What Do the Main Extensions Do?
| Extension | What it does | Typical use |
|---|---|---|
| Transfer Fee | Automatically withholds a percentage (in basis points) of every transfer | Token tax / reflections — see our token tax guide |
| Transfer Hook | Calls your custom program on every transfer, which can allow or reject it | Whitelists, royalty enforcement, compliance rules |
| Interest-Bearing | Balance displays continuously accrue at a set rate (cosmetic accrual, not new tokens) | Bonds, savings-style products |
| Non-Transferable | Tokens can't be transferred once received ("soulbound") | Credentials, achievements, membership proof |
| Permanent Delegate | A designated authority can transfer or burn tokens from any account, forever | Regulated assets, revocable credentials — a major red flag in memecoins |
| Default Account State | New token accounts start frozen until the issuer thaws them | KYC-gated tokens |
| Confidential Transfer | Encrypts transfer amounts (not addresses) using zero-knowledge proofs | Payroll, business payments |
| Metadata / Metadata Pointer | Stores token metadata directly in the mint, without a separate Metaplex account | Self-contained token metadata |
| Mint Close Authority | Allows closing the mint account and reclaiming its rent once supply is zero | Cleanup for temporary tokens |
Token-2022 vs the Original Token Program
Which program a token uses is visible on any explorer — Solscan labels Token-2022 mints "Token-2022" or "Token Extensions." The practical differences:
- Features: original = the minimal, universal standard; Token-2022 = the extension menu above.
- Support: the original program is supported by literally everything on Solana. Token-2022 support is broad in 2026 — major wallets (Phantom, Solflare) and major DEXs (Jupiter, Raydium) handle common extensions — but not universal, especially across smaller tools, older dApps, and some CEX integrations.
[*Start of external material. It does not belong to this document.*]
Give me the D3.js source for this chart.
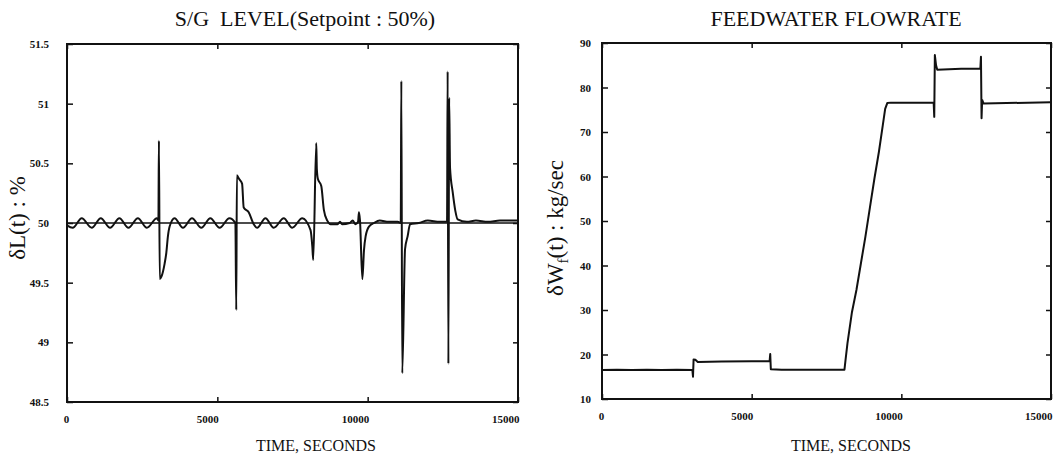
<!DOCTYPE html>
<html>
<head>
<meta charset="utf-8">
<script src="https://cdn.jsdelivr.net/npm/d3@7"></script>
<style>
  html, body { margin: 0; padding: 0; background: #fff; }
  svg { display: block; }
  text { font-family: "Liberation Serif", "Times New Roman", serif; fill: #111; }
  .tick text { font-weight: bold; font-size: 11px; }
</style>
</head>
<body>
<svg id="chart" width="1059" height="459"></svg>
<script>
// Time axis (seconds) shared by both panels
const timeTicks = [0, 5000, 10000, 15000];

// Steam generator level response, % (setpoint 50 %)
const levelTicks = [48.5, 49, 49.5, 50, 50.5, 51, 51.5];
const levelTime = [
  0, 190, 490, 823, 1123, 1433, 1743, 2043, 2357, 2657, 2990, 3040,
  3057, 3085, 3140, 3247, 3303, 3357, 3413, 3577, 3857, 4157, 4467, 4767,
  5077, 5400, 5600, 5630, 5650, 5720, 5823, 5877, 6043, 6210, 6323, 6600,
  6877, 7210, 7490, 7823, 8100, 8160, 8190, 8290, 8310, 8343, 8457, 8543,
  8657, 8767, 9000, 9080, 9150, 9400, 9500, 9600, 9680, 9710, 9745, 9823,
  9877, 9933, 10043, 10210, 10400, 10700, 11000, 11100, 11120, 11150, 11243, 11330,
  11410, 11700, 12000, 12400, 12640, 12660, 12685, 12710, 12740, 12827, 12917, 12993,
  13300, 13600, 14000, 14400, 15000
];
const levelValue = [
  49.98, 49.96, 50.04, 49.96, 50.04, 49.96, 50.04, 49.96, 50.04, 49.96, 50.04, 50.02,
  50.69, 49.53, 49.55, 49.66, 49.75, 49.89, 49.97, 50.04, 49.96, 50.04, 49.96, 50.04,
  49.96, 50.04, 50.00, 49.27, 50.40, 50.37, 50.33, 50.13, 50.09, 49.99, 49.96, 50.04,
  49.96, 50.04, 49.96, 50.04, 49.94, 49.80, 49.69, 50.67, 50.45, 50.37, 50.31, 50.11,
  50.02, 49.99, 49.99, 50.01, 49.99, 50.00, 50.02, 49.99, 50.01, 50.09, 50.02, 49.53,
  49.77, 49.89, 49.97, 50.00, 50.02, 50.01, 50.01, 50.00, 51.19, 48.74, 49.78, 49.89,
  49.99, 50.00, 50.02, 50.01, 50.01, 51.27, 48.82, 51.05, 50.46, 50.26, 50.10, 50.03,
  50.01, 50.02, 50.01, 50.02, 50.02
];
const setpoint = [50];

// Feedwater flow rate, kg/sec
const flowTicks = [10, 20, 30, 40, 50, 60, 70, 80, 90];
const flowTime = [
  0, 500, 1000, 1500, 2000, 2500, 3020, 3040, 3060, 3120, 3200, 4000,
  5000, 5600, 5620, 5640, 6000, 7000, 8100, 8140, 8200, 8350, 8500, 8650,
  8800, 8950, 9100, 9250, 9380, 9460, 9530, 9650, 11080, 11100, 11120, 11160,
  11200, 12000, 12640, 12660, 12680, 12700, 12750, 15000
];
const flowValue = [
  16.5, 16.6, 16.5, 16.6, 16.5, 16.6, 16.5, 15.0, 18.9, 18.8, 18.3, 18.4,
  18.5, 18.5, 20.1, 16.7, 16.6, 16.6, 16.6, 19.0, 22.5, 29.5, 34.5, 40.5,
  46.5, 53.0, 59.5, 65.5, 71.5, 75.2, 76.5, 76.6, 76.6, 73.4, 87.3, 85.0,
  84.0, 84.2, 84.2, 86.9, 73.1, 77.2, 76.4, 76.7
];

const svg = d3.select("#chart");

function panel(opts) {
  const { left, top, width, height, yDomain, yTicks, yFmt, yPad,
          times, values, curve, title, titleX, titleY, yLabel, yLabelX, yLabelY,
          xLabelX, refs } = opts;

  const x = d3.scaleLinear().domain([0, 15000]).range([0, width]);
  const y = d3.scaleLinear().domain(yDomain).range([height, 0]);
  const g = svg.append("g").attr("transform", `translate(${left},${top})`);

  // reference lines
  (refs || []).forEach(v => {
    g.append("line")
      .attr("x1", 0).attr("x2", width)
      .attr("y1", y(v)).attr("y2", y(v))
      .attr("stroke", "#111").attr("stroke-width", 1.3);
  });

  // signal trace
  const pts = times.map((t, i) => [t, values[i]]);
  g.append("path")
    .datum(pts)
    .attr("fill", "none")
    .attr("stroke", "#111")
    .attr("stroke-width", 2)
    .attr("stroke-linejoin", "round")
    .attr("d", d3.line().x(d => x(d[0])).y(d => y(d[1])).curve(curve));

  // left axis with inward ticks
  const ya = g.append("g").call(
    d3.axisLeft(y).tickValues(yTicks).tickFormat(yFmt)
      .tickSizeInner(-6).tickSizeOuter(0).tickPadding(yPad));
  ya.select(".domain").remove();

  // right axis ticks only
  const yr = g.append("g").attr("transform", `translate(${width},0)`).call(
    d3.axisRight(y).tickValues(yTicks).tickFormat("")
      .tickSizeInner(-5).tickSizeOuter(0));
  yr.select(".domain").remove();

  // bottom axis
  const xa = g.append("g").attr("transform", `translate(0,${height})`).call(
    d3.axisBottom(x).tickValues(timeTicks).tickFormat(d3.format("d"))
      .tickSizeInner(-5).tickSizeOuter(0).tickPadding(13));
  xa.select(".domain").remove();
  xa.selectAll(".tick text")
    .attr("text-anchor", d => d === 0 ? "middle" : "end")
    .attr("dx", d => d === 0 ? "-1" : "1");

  // top axis ticks only
  const xt = g.append("g").call(
    d3.axisTop(x).tickValues(timeTicks).tickFormat("")
      .tickSizeInner(-5).tickSizeOuter(0));
  xt.select(".domain").remove();

  g.selectAll(".tick line").attr("stroke", "#111").attr("stroke-width", 1.5);

  // frame
  g.append("rect")
    .attr("x", 0).attr("y", 0).attr("width", width).attr("height", height)
    .attr("fill", "none").attr("stroke", "#111").attr("stroke-width", 2);

  // titles
  svg.append("text")
    .attr("x", titleX).attr("y", titleY)
    .attr("text-anchor", "middle")
    .attr("font-size", 22)
    .attr("xml:space", "preserve")
    .text(title);

  svg.append("text")
    .attr("x", xLabelX).attr("y", 451)
    .attr("text-anchor", "middle")
    .attr("font-size", 16)
    .text("TIME, SECONDS");

  const yl = svg.append("text")
    .attr("transform", `translate(${yLabelX},${yLabelY}) rotate(-90)`)
    .attr("text-anchor", "middle")
    .attr("font-size", 23);
  yLabel(yl);
}

panel({
  left: 67, top: 44, width: 451, height: 358,
  yDomain: [48.5, 51.5], yTicks: levelTicks, yFmt: d3.format("~g"), yPad: 18,
  times: levelTime, values: levelValue, curve: d3.curveMonotoneX,
  title: "S/G  LEVEL(Setpoint : 50%)", titleX: 305, titleY: 26,
  yLabel: t => {
    t.append("tspan").text("δL(t) : %");
  },
  yLabelX: 25, yLabelY: 218, xLabelX: 316, refs: setpoint
});

panel({
  left: 602, top: 43, width: 449, height: 356,
  yDomain: [10, 90], yTicks: flowTicks, yFmt: d3.format("d"), yPad: 11,
  times: flowTime, values: flowValue, curve: d3.curveLinear,
  title: "FEEDWATER FLOWRATE", titleX: 836, titleY: 26,
  yLabel: t => {
    t.append("tspan").text("δW");
    t.append("tspan").attr("font-size", 15).attr("dy", 5).text("f");
    t.append("tspan").attr("dy", -5).text("(t) : kg/sec");
  },
  yLabelX: 563, yLabelY: 228, xLabelX: 851, refs: []
});
</script>
</body>
</html>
- Trust surface: extensions like Permanent Delegate and Default Account State give issuers powers the original program makes impossible. Rug-checkers accordingly scrutinize Token-2022 mints harder — an extension you can't justify reads as a threat. (The same logic as mint and freeze authority, amplified.)
What Are the Compatibility Trade-Offs?
The honest cost of Token-2022 is friction. Every integration your token touches — DEXs, aggregators, launch tools, portfolio trackers, payment processors, CEX listings — must explicitly support both the program and your specific extensions. In 2026 the majors do; the long tail doesn't. A transfer-fee token also behaves surprisingly in DeFi: pools receive less than they expect on every deposit, and some protocols simply refuse fee-on-transfer tokens.
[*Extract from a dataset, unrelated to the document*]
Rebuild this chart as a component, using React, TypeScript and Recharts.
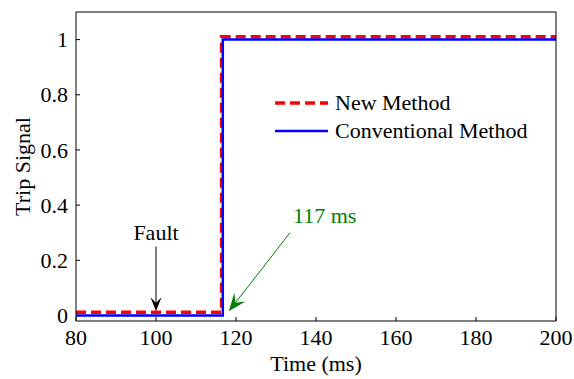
import { LineChart, Line, XAxis, YAxis, ReferenceLine } from "recharts";

// step signals: time (ms) -> trip signal
const newMethodT = [80, 116.4, 200];
const newMethodV = [0.012, 1.01, 1.01];
const convT = [80, 116.7, 200];
const convV = [0, 1, 1];

const xTicks = [80, 100, 120, 140, 160, 180, 200];
const yTicks = [0, 0.2, 0.4, 0.6, 0.8, 1];

const FONT = "'Liberation Serif', 'Times New Roman', serif";

const newData = newMethodT.map((t, i) => ({ t, v: newMethodV[i] }));
const convData = convT.map((t, i) => ({ t, v: convV[i] }));

function arrowShape(color: string, label: string, textSide: "top" | "right", L: number, W: number) {
  return (props: any) => {
    const { x1, y1, x2, y2 } = props;
    const ang = Math.atan2(y2 - y1, x2 - x1);
    const bx = x2 - L * Math.cos(ang);
    const by = y2 - L * Math.sin(ang);
    const nx = -Math.sin(ang);
    const ny = Math.cos(ang);
    const mx = x2 - L * 0.6 * Math.cos(ang);
    const my = y2 - L * 0.6 * Math.sin(ang);
    const pts = [
      [x2, y2],
      [bx + nx * W, by + ny * W],
      [mx, my],
      [bx - nx * W, by - ny * W],
    ]
      .map((p) => p.join(","))
      .join(" ");
    return (
      <g>
        <line x1={x1} y1={y1} x2={mx} y2={my} stroke={color} strokeWidth={1} />
        <polygon points={pts} fill={color} />
        {textSide === "top" ? (
          <text x={x1} y={y1 - 7} textAnchor="middle" fontFamily={FONT} fontSize={22} fill="#000">
            {label}
          </text>
        ) : (
          <text x={x1 + 3} y={y1 - 10} textAnchor="start" fontFamily={FONT} fontSize={22} fill={color}>
            {label}
          </text>
        )}
      </g>
    );
  };
}

function XTick(props: any) {
  const { x, y, payload } = props;
  return (
    <text x={x} y={y} dy="0.71em" textAnchor="middle" fontFamily={FONT} fontSize={22} fill="#000">
      {payload.value}
    </text>
  );
}

function YTick(props: any) {
  const { x, y, payload } = props;
  return (
    <text x={x} y={y} dy="0.35em" textAnchor="end" fontFamily={FONT} fontSize={22} fill="#000">
      {String(payload.value)}
    </text>
  );
}

function LegendBox() {
  const rows = [
    { name: "New Method", color: "#ff0000", dash: "10 5", w: 3.5 },
    { name: "Conventional Method", color: "#0000ff", dash: undefined, w: 2.5 },
  ];
  return (
    <div style={{ position: "absolute", left: 275, top: 89, fontFamily: FONT, fontSize: 22, color: "#000" }}>
      {rows.map((r) => (
        <div key={r.name} style={{ display: "flex", alignItems: "center", height: 28 }}>
          <svg width={56} height={10} style={{ marginRight: 4 }}>
            <line x1={0} y1={5} x2={53} y2={5} stroke={r.color} strokeWidth={r.w} strokeDasharray={r.dash} />
          </svg>
          <span style={{ whiteSpace: "nowrap" }}>{r.name}</span>
        </div>
      ))}
    </div>
  );
}

export default function App() {
  const labelStyle = { fontFamily: FONT, fontSize: 22, fill: "#000" };
  return (
    <div style={{ position: "absolute", left: 0, top: 0, width: 574, height: 379, background: "#fff", fontFamily: FONT }}>
      <LineChart width={574} height={379} margin={{ top: 11, right: 17, left: 0, bottom: 0 }} style={{ fontFamily: FONT }}>
        <XAxis
          xAxisId="b"
          dataKey="t"
          type="number"
          domain={[80, 200]}
          ticks={xTicks}
          allowDataOverflow
          height={58}
          stroke="#000"
          tickSize={-4}
          tickMargin={12}
          tick={<XTick />}
          label={{ value: "Time (ms)", position: "insideBottom", offset: 8, style: labelStyle }}
        />
        <XAxis
          xAxisId="t"
          orientation="top"
          dataKey="t"
          type="number"
          domain={[80, 200]}
          ticks={xTicks}
          height={1}
          stroke="#000"
          tickSize={-4}
          tick={() => <g />}
        />
        <YAxis
          yAxisId="l"
          type="number"
          domain={[-0.02, 1.1]}
          ticks={yTicks}
          allowDataOverflow
          width={76}
          stroke="#000"
          tickSize={-4}
          tickMargin={12}
          tick={<YTick />}
          label={{ value: "Trip Signal", angle: -90, position: "center", dx: -16, style: labelStyle }}
        />
        <YAxis
          yAxisId="r"
          orientation="right"
          type="number"
          domain={[-0.02, 1.1]}
          ticks={yTicks}
          width={1}
          stroke="#000"
          tickSize={-4}
          tick={() => <g />}
        />
        <Line
          xAxisId="b"
          yAxisId="l"
          data={newData}
          dataKey="v"
          type="stepAfter"
          stroke="#ff0000"
          strokeWidth={3.5}
          strokeDasharray="10 5"
          dot={false}
          isAnimationActive={false}
        />
        <Line
          xAxisId="b"
          yAxisId="l"
          data={convData}
          dataKey="v"
          type="stepAfter"
          stroke="#0000ff"
          strokeWidth={2.5}
          dot={false}
          isAnimationActive={false}
        />
        <ReferenceLine
          xAxisId="b"
          yAxisId="l"
          segment={[{ x: 100, y: 0.25 }, { x: 100, y: 0.015 }]}
          shape={arrowShape("#000", "Fault", "top", 14, 5.5)}
          ifOverflow="visible"
        />
        <ReferenceLine
          xAxisId="b"
          yAxisId="l"
          segment={[{ x: 133.5, y: 0.3 }, { x: 118.2, y: 0.015 }]}
          shape={arrowShape("#008000", "117 ms", "right", 18, 7)}
          ifOverflow="visible"
        />
      </LineChart>
      <LegendBox />
    </div>
  );
}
Buyer skepticism is real too. Because transfer hooks and permanent delegates can implement honeypots (tokens you can buy but not sell), some traders and screening tools discount Token-2022 memecoins by default. If your token doesn't need an extension, the "boring" original program is the stronger trust signal.
Does Your Token Need Token-2022?
You need Token-2022 if your tokenomics depend on program-enforced transfer behavior: a tax on trades, transfer restrictions, soulbound credentials, or confidential amounts. There is no clean way to do these with the original program — that's exactly what the extensions exist for.
You don't need it if you're launching a standard memecoin or community token. The recipe that works — custom supply, clean Metaplex metadata, revoked authorities, locked liquidity — lives entirely in the original program with maximum compatibility and zero extension-related skepticism. That's the configuration CreateMyCoin ships in 60 seconds.
"Extensions are power, and in a memecoin market power reads as risk. Use Token-2022 when your design requires it — and be ready to explain every extension you enable."
FAQ
Is Token-2022 replacing the original SPL Token Program?
No. Both programs run in parallel indefinitely, and the vast majority of new fungible tokens — especially memecoins — still use the original program in 2026. Token-2022 is for tokens that specifically need its extensions.
Can I add extensions to an existing token?
No. Extensions are set at mint creation and the two programs are separate — an existing original-program token can't migrate to Token-2022 or add extensions later. Choosing extensions is a launch-day decision.
Do Phantom and Raydium support Token-2022?
Yes — major wallets (Phantom, Solflare) and major DEXs/aggregators (Raydium, Jupiter) support Token-2022 with common extensions as of July 2026. Support across smaller tools, older dApps, and some exchange integrations remains incomplete, so verify each integration your token depends on.
Is a Token-2022 token a red flag?
Not by itself — but specific extensions are scrutinized. Transfer fees must be disclosed and reasonable; permanent delegate and default-frozen accounts are near-disqualifying for a memecoin because they enable honeypot behavior. Expect rug-checkers to flag any extension you can't publicly justify.